:: Data lines ::

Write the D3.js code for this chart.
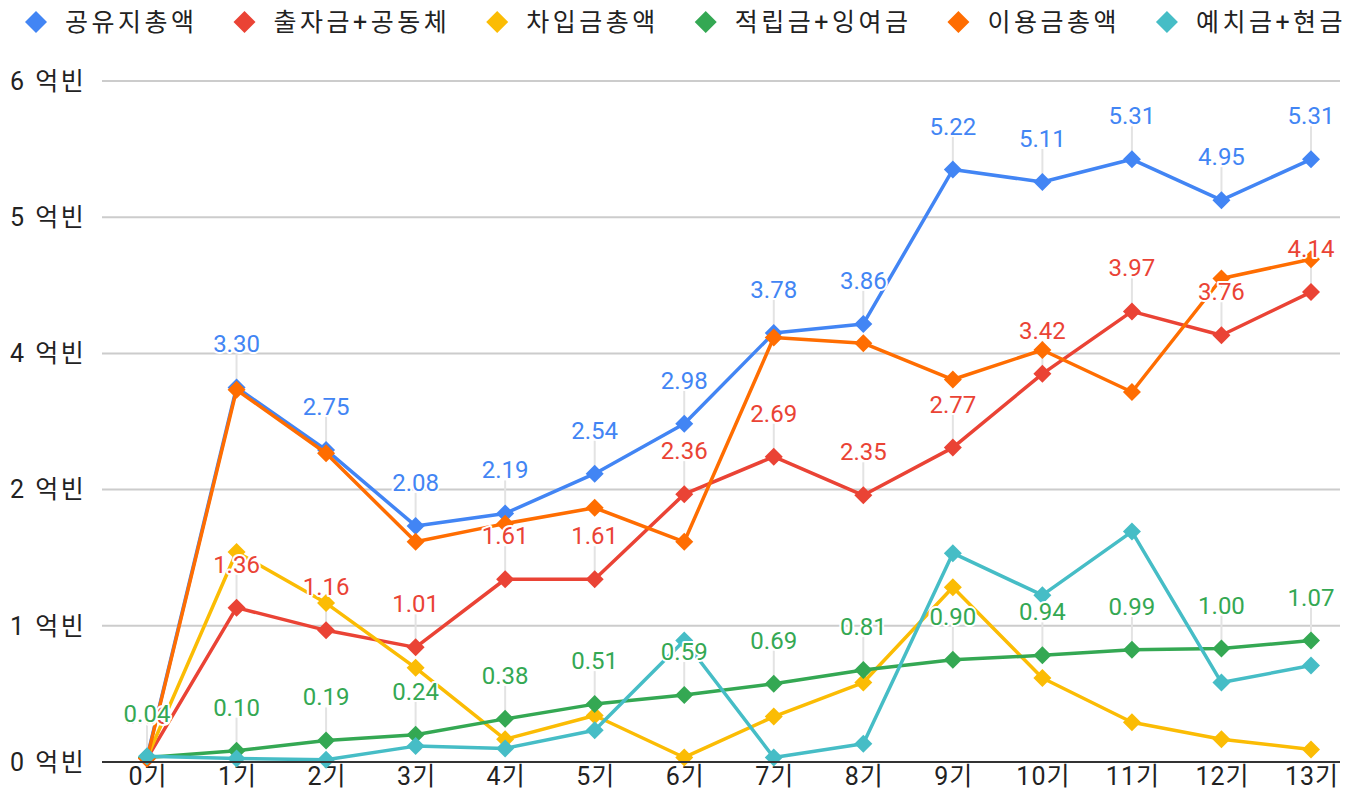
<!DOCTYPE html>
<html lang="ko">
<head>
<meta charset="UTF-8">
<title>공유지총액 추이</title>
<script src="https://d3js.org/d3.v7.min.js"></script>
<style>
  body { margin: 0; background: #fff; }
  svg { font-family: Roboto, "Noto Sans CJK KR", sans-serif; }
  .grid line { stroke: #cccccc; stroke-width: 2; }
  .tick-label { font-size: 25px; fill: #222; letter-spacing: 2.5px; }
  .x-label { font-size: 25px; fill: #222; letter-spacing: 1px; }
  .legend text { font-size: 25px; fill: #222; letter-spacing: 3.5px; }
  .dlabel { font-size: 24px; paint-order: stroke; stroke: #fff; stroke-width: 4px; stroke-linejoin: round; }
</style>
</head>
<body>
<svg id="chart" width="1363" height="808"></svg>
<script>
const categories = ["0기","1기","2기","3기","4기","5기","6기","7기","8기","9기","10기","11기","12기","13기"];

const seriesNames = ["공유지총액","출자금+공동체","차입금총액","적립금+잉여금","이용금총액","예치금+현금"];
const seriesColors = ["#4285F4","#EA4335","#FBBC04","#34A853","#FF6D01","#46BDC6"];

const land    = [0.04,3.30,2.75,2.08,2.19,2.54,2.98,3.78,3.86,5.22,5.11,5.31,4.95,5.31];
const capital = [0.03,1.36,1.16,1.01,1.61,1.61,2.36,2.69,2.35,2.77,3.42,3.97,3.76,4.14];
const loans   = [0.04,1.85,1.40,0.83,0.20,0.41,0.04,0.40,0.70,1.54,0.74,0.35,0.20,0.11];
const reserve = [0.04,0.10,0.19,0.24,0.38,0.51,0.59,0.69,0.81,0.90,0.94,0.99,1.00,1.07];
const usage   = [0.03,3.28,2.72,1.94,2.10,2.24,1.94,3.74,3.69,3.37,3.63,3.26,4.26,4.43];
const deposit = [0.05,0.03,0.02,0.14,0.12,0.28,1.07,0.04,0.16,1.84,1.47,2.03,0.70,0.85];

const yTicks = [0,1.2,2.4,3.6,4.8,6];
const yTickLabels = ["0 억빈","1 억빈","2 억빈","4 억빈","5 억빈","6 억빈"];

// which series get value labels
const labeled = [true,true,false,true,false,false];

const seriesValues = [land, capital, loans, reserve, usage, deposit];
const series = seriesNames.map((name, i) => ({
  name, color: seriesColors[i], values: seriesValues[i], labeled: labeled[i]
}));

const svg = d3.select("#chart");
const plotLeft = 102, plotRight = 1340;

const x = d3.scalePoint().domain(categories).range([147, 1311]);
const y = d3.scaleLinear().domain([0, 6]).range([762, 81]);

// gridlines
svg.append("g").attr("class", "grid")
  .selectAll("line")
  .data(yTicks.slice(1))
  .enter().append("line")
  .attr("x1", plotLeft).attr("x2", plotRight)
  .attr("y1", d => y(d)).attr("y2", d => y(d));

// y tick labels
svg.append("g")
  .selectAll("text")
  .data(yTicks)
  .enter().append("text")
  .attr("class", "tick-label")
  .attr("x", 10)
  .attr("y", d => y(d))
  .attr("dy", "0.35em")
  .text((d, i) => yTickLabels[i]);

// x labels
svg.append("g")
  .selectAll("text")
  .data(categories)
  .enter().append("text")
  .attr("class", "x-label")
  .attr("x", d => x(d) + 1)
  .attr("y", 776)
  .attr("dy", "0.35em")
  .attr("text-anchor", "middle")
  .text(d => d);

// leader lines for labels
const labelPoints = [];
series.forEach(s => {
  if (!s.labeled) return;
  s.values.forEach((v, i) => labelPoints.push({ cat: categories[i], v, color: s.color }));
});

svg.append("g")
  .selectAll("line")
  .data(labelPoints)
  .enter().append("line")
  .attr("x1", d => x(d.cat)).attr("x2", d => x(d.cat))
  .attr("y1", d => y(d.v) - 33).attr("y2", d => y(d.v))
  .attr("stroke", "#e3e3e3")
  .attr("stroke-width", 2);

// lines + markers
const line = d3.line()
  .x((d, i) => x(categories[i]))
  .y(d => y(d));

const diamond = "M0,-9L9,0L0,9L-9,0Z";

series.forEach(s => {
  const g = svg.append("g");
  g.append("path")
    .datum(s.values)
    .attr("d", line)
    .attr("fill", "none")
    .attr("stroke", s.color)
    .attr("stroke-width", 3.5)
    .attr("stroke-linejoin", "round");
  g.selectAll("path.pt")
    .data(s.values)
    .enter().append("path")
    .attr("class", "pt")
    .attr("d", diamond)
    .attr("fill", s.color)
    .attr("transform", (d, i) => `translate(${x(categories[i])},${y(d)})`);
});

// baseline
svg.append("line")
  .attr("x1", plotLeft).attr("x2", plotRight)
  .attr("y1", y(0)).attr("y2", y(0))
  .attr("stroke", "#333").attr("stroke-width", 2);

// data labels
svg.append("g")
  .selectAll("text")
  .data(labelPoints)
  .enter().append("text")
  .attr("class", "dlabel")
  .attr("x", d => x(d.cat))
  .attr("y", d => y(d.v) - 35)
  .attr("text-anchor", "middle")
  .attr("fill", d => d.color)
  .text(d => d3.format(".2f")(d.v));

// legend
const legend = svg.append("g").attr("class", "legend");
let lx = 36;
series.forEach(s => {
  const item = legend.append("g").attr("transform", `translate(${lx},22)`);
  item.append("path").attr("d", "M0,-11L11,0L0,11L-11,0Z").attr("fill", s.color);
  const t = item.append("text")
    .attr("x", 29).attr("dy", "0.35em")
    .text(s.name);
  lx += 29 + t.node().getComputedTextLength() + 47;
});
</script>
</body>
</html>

:::

### To be done
Leave the pictures out and copy the rest of the data exactly.

### Output of the task
Write the D3.js code for this chart.
<!DOCTYPE html>
<html lang="ko">
<head>
<meta charset="UTF-8">
<title>공유지총액 추이</title>
<script src="https://d3js.org/d3.v7.min.js"></script>
<style>
  body { margin: 0; background: #fff; }
  svg { font-family: Roboto, "Noto Sans CJK KR", sans-serif; }
  .grid line { stroke: #cccccc; stroke-width: 2; }
  .tick-label { font-size: 25px; fill: #222; letter-spacing: 2.5px; }
  .x-label { font-size: 25px; fill: #222; letter-spacing: 1px; }
  .legend text { font-size: 25px; fill: #222; letter-spacing: 3.5px; }
  .dlabel { font-size: 24px; paint-order: stroke; stroke: #fff; stroke-width: 4px; stroke-linejoin: round; }
</style>
</head>
<body>
<svg id="chart" width="1363" height="808"></svg>
<script>
const categories = ["0기","1기","2기","3기","4기","5기","6기","7기","8기","9기","10기","11기","12기","13기"];

const seriesNames = ["공유지총액","출자금+공동체","차입금총액","적립금+잉여금","이용금총액","예치금+현금"];
const seriesColors = ["#4285F4","#EA4335","#FBBC04","#34A853","#FF6D01","#46BDC6"];

const land    = [0.04,3.30,2.75,2.08,2.19,2.54,2.98,3.78,3.86,5.22,5.11,5.31,4.95,5.31];
const capital = [0.03,1.36,1.16,1.01,1.61,1.61,2.36,2.69,2.35,2.77,3.42,3.97,3.76,4.14];
const loans   = [0.04,1.85,1.40,0.83,0.20,0.41,0.04,0.40,0.70,1.54,0.74,0.35,0.20,0.11];
const reserve = [0.04,0.10,0.19,0.24,0.38,0.51,0.59,0.69,0.81,0.90,0.94,0.99,1.00,1.07];
const usage   = [0.03,3.28,2.72,1.94,2.10,2.24,1.94,3.74,3.69,3.37,3.63,3.26,4.26,4.43];
const deposit = [0.05,0.03,0.02,0.14,0.12,0.28,1.07,0.04,0.16,1.84,1.47,2.03,0.70,0.85];

const yTicks = [0,1.2,2.4,3.6,4.8,6];
const yTickLabels = ["0 억빈","1 억빈","2 억빈","4 억빈","5 억빈","6 억빈"];

// which series get value labels
const labeled = [true,true,false,true,false,false];

const seriesValues = [land, capital, loans, reserve, usage, deposit];
const series = seriesNames.map((name, i) => ({
  name, color: seriesColors[i], values: seriesValues[i], labeled: labeled[i]
}));

const svg = d3.select("#chart");
const plotLeft = 102, plotRight = 1340;

const x = d3.scalePoint().domain(categories).range([147, 1311]);
const y = d3.scaleLinear().domain([0, 6]).range([762, 81]);

// gridlines
svg.append("g").attr("class", "grid")
  .selectAll("line")
  .data(yTicks.slice(1))
  .enter().append("line")
  .attr("x1", plotLeft).attr("x2", plotRight)
  .attr("y1", d => y(d)).attr("y2", d => y(d));

// y tick labels
svg.append("g")
  .selectAll("text")
  .data(yTicks)
  .enter().append("text")
  .attr("class", "tick-label")
  .attr("x", 10)
  .attr("y", d => y(d))
  .attr("dy", "0.35em")
  .text((d, i) => yTickLabels[i]);

// x labels
svg.append("g")
  .selectAll("text")
  .data(categories)
  .enter().append("text")
  .attr("class", "x-label")
  .attr("x", d => x(d) + 1)
  .attr("y", 776)
  .attr("dy", "0.35em")
  .attr("text-anchor", "middle")
  .text(d => d);

// leader lines for labels
const labelPoints = [];
series.forEach(s => {
  if (!s.labeled) return;
  s.values.forEach((v, i) => labelPoints.push({ cat: categories[i], v, color: s.color }));
});

svg.append("g")
  .selectAll("line")
  .data(labelPoints)
  .enter().append("line")
  .attr("x1", d => x(d.cat)).attr("x2", d => x(d.cat))
  .attr("y1", d => y(d.v) - 33).attr("y2", d => y(d.v))
  .attr("stroke", "#e3e3e3")
  .attr("stroke-width", 2);

// lines + markers
const line = d3.line()
  .x((d, i) => x(categories[i]))
  .y(d => y(d));

const diamond = "M0,-9L9,0L0,9L-9,0Z";

series.forEach(s => {
  const g = svg.append("g");
  g.append("path")
    .datum(s.values)
    .attr("d", line)
    .attr("fill", "none")
    .attr("stroke", s.color)
    .attr("stroke-width", 3.5)
    .attr("stroke-linejoin", "round");
  g.selectAll("path.pt")
    .data(s.values)
    .enter().append("path")
    .attr("class", "pt")
    .attr("d", diamond)
    .attr("fill", s.color)
    .attr("transform", (d, i) => `translate(${x(categories[i])},${y(d)})`);
});

// baseline
svg.append("line")
  .attr("x1", plotLeft).attr("x2", plotRight)
  .attr("y1", y(0)).attr("y2", y(0))
  .attr("stroke", "#333").attr("stroke-width", 2);

// data labels
svg.append("g")
  .selectAll("text")
  .data(labelPoints)
  .enter().append("text")
  .attr("class", "dlabel")
  .attr("x", d => x(d.cat))
  .attr("y", d => y(d.v) - 35)
  .attr("text-anchor", "middle")
  .attr("fill", d => d.color)
  .text(d => d3.format(".2f")(d.v));

// legend
const legend = svg.append("g").attr("class", "legend");
let lx = 36;
series.forEach(s => {
  const item = legend.append("g").attr("transform", `translate(${lx},22)`);
  item.append("path").attr("d", "M0,-11L11,0L0,11L-11,0Z").attr("fill", s.color);
  const t = item.append("text")
    .attr("x", 29).attr("dy", "0.35em")
    .text(s.name);
  lx += 29 + t.node().getComputedTextLength() + 47;
});
</script>
</body>
</html>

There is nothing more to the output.